2016-05-18

RNN的理解与实践

对于RNN和CNN的区别，最感性的认识就是CNN适用于做网格计算，所以经常被应用于图像处理的问题；而RNN更适用于处理序列，所以经常被应用于文本的处理。而对RNN的兴趣源于寒小阳&龙心尘的一篇博文，可以利用神经网络模仿人类写作，可以跑出来具有小四风格的文章段落。正好有师妹推荐了新晋机器学习Python神库Keras，那就理论加实践一起认识一下神奇的循环神经网络吧。

RNN结构及原理浅析

首先，需要说明的是，RNN依然是一个神经网络，其基本结构与普通的神经网络基本一致，如下图所示Ref：

但所不同的是，传统的神经网络（包括CNN）假定所有输入和输出都是相互独立的。而RNN的基本假设是输入序列之间是存在相互影响的。RNN之所以被称为循环，就是它会按照序列的输入时间不断重复训练该网络，并利用后向传播算法不断迭代更新权重$(U, V, W)$，这也就是为什么可以将RNN一层网络“展开”为$n$层，而$n$是序列输入的长度，也是时间总步长。同时，不难理解为什么一个RNN层“展开”的结点都共用一套参数。这里的“展开”是虚拟的。

其中，$U$是从输入层到隐藏层$S$的参数，$W$是$t$时刻到$t+1$时刻的参数，$V$是隐藏层到输出层的参数。图片来源于Bengio的Deep Learning一书中第二部分第10章Sequence Modeling: Recurrent and Recursive Nets。

RNN的基本算法如下：

$x_t$是$t$时刻的输入，可以是单词或者句子的One-hot编码；
隐藏层$s_t=f(Ux_t+Ws_{t-1})$，通常函数$f$会选择tanh或者ReLU，$s_{t-1}$是前一时刻的隐藏状态，当$t=0$时，$s_{-1}$通常被初始化为0向量；
输出$o_t=\mathrm{Softmax}(Vs_t)$。

值得注意的是，虽然隐藏层状态的更新经历了全输入序列，但由于神经网络参数训练的机制，只有当前时刻前近段时间内输入对其有影响，这也是符合人类记忆的基本规律。

最简单的RNN介绍到这，在此基础之上还有双向RNN和LSTM，暂时不做展开。

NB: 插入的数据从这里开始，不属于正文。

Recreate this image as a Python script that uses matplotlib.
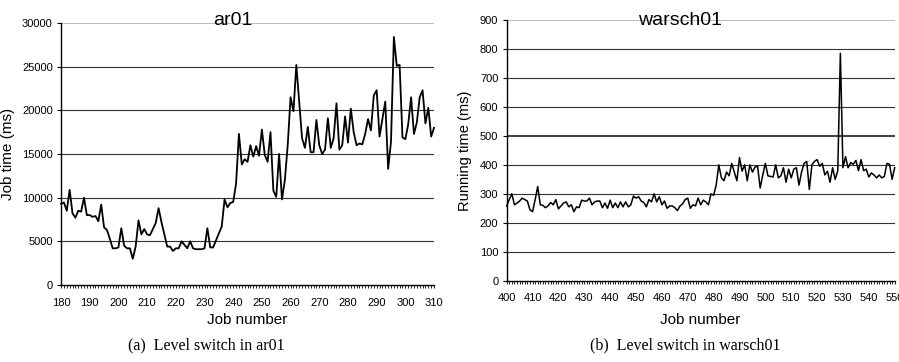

我们直接介绍将要用到的character-level RNN。

Character-Level RNN

大神Karpathy在其一篇博客上面提到了Character-level RNN（以下简称char-RNN）最初的想法便是扔给RNN一堆文本，让其从字母级别进行学习，让RNN写出以某字母或者某单词开始，最可能的字符序列，组织成词或者句子。

例如有四个字母h, e, l, o。将其映射成k维的向量，用hello作为训练样本对网络进行训练。完成训练后，以h为首字母，让网络自动输出最有可能的字母接在后面，组成一个单词。

例子很简单，最终肯定会生成单词hello，而举这个例子的目的是理解char_RNN的工作原理。第一步先扔给RNN一个字母h，后面接“h”的置信度是1.0,接e是2.2，接“l”是-3.0，接“o”4.1. 因为我们的训练数据是“hello”，所以对于下一个字母“e”我们想要提高其的置信度（绿色）并降低其他字母的置信度（红色）. 同样地，我们每走一步都要提高绿色字母的置信度。因为RNN组成均可微，所以可以采用backpropagation算法调整权重。然后，我们可以执行参数更新。如果我们持续喂给RNN同样的输入后，会发现正确的字符 (如第一步中的”e”) 的置信度便会稍高，而不正确的字符的置信度将会稍低。我们然后重复这个过程多次，直到网络收敛和其预测就是最终符合训练数据，下一步就总是正确的字符。

更具体的细节，例如会同时用标准的Softmax分类器同步更新输出变量。RNN用mini-batch随机梯度下降算法更新参数(mini-batch Stochastic Gradient Descent)，或者也可以用RMSProp或Adam (per-parameter adaptive learning rate methods)更新参数。需要注意的是，训练数据中有两个“l”，而两个“l”出现的置信度是不一样的，这是因为RNN依赖于上下文，而不仅仅是前一个字母。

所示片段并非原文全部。